Georg Philipp Telemann's collection of 12 Fantasias for Solo Violin, TWV 40:14–25, was published in Hamburg in 1735. It is one of Telemann's collections of music for unaccompanied instruments, the others being twelve fantasias for solo flute and thirty-six for solo harpsichord that were published in Hamburg in 1732–33, as well as a set of twelve fantasias for solo viola da gamba that was published in the same city in 1735, but were considered lost until a copy of the print was found in a private collection in 2015 by viola da gamba player and musicologist Thomas Fritzsch.

This collection consists of the following works:
1. Fantasia in B♭ major (Largo—Allegro—Grave—Si replica l'allegro)
2. Fantasia in G major (Largo—Allegro—Allegro)
3. Fantasia in F minor (Adagio—Presto—Grave—Vivace)
4. Fantasia in D major (Vivace—Grave—Allegro)
5. Fantasia in A major (Allegro—Presto—Allegro—Presto—Andante—Allegro)
6. Fantasia in E minor (Grave—Presto—Siciliana—Allegro)
7. Fantasia in E♭ major (Dolce—Allegro—Largo—Presto)
8. Fantasia in E major (Piacevolumente—Spirituoso—Allegro)
9. Fantasia in B minor (Siciliana—Vivace—Allegro)
10. Fantasia in D major (Presto—Largo—Allegro)
11. Fantasia in F major (Un poco vivace—Soave—Da capo un poco vivace—Allegro)
12. Fantasia in A minor (Moderato—Vivace—Presto)

This scheme does not resemble that of the twelve flute fantasies, which progress in a roughly stepwise direction from A major to G minor. However, some overall structure seems to be implied: the first movement of Fantasia 7 subtly references the opening of the first fantasia in the collection, indicating that Telemann possibly conceived this work as two groups of 6 fantasias. He has, indeed, described the collection as "12 fantasias ... of which 6 include fugues and 6 are Galanterien", with "fugues" referencing the contrapuntal style of certain fantasias.

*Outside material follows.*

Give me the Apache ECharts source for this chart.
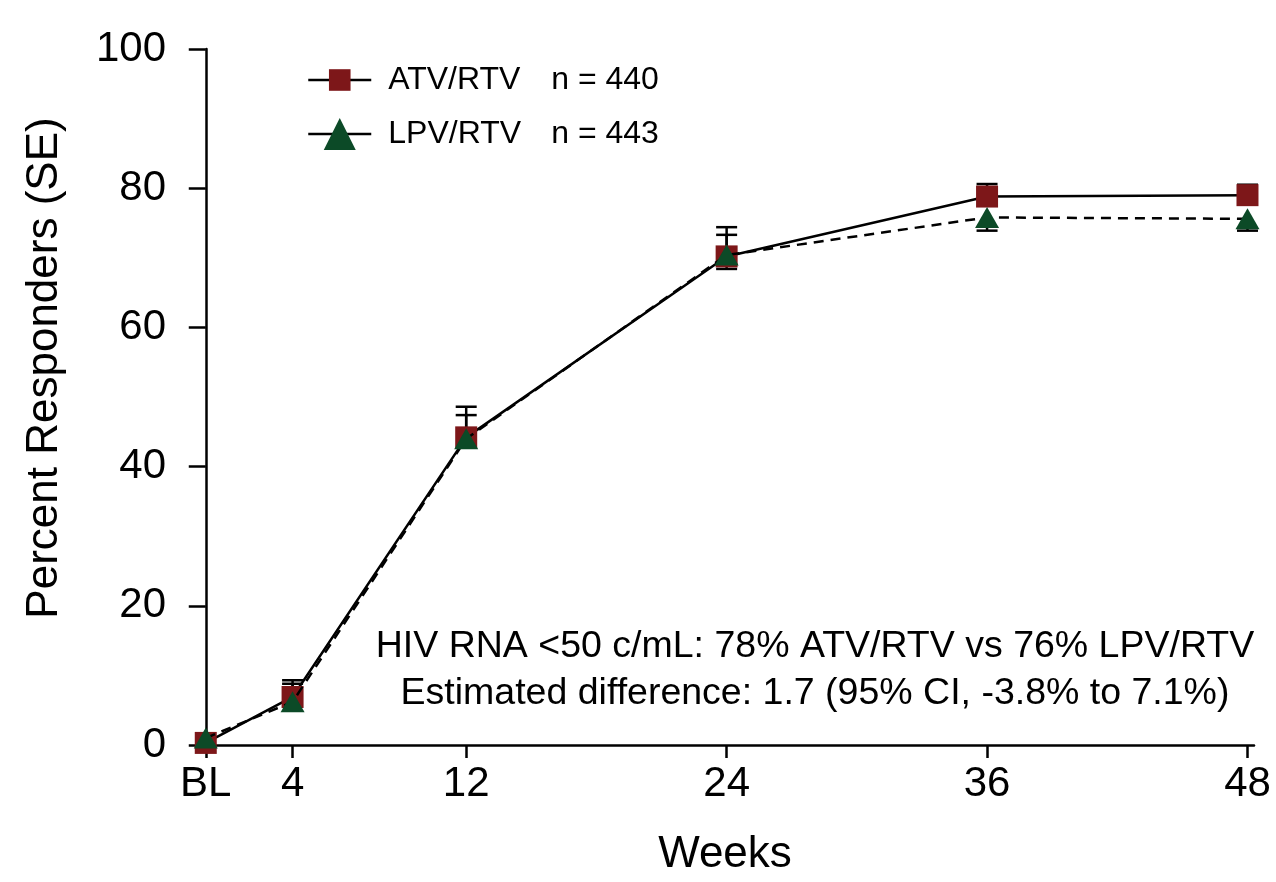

Telemann's violin fantasias exhibit mastery of not only compound melodic lines, but also of idiomatic writing for violin, as Telemann himself was a self-taught violinist. Much of the music reveals the influence of Italian sonatas and concertos, but the typical tendency of German solo violin music to rely on polyphony is still present: fantasias 2, 3, 5, 6, and 10 all include fugues and employ much double-stopping.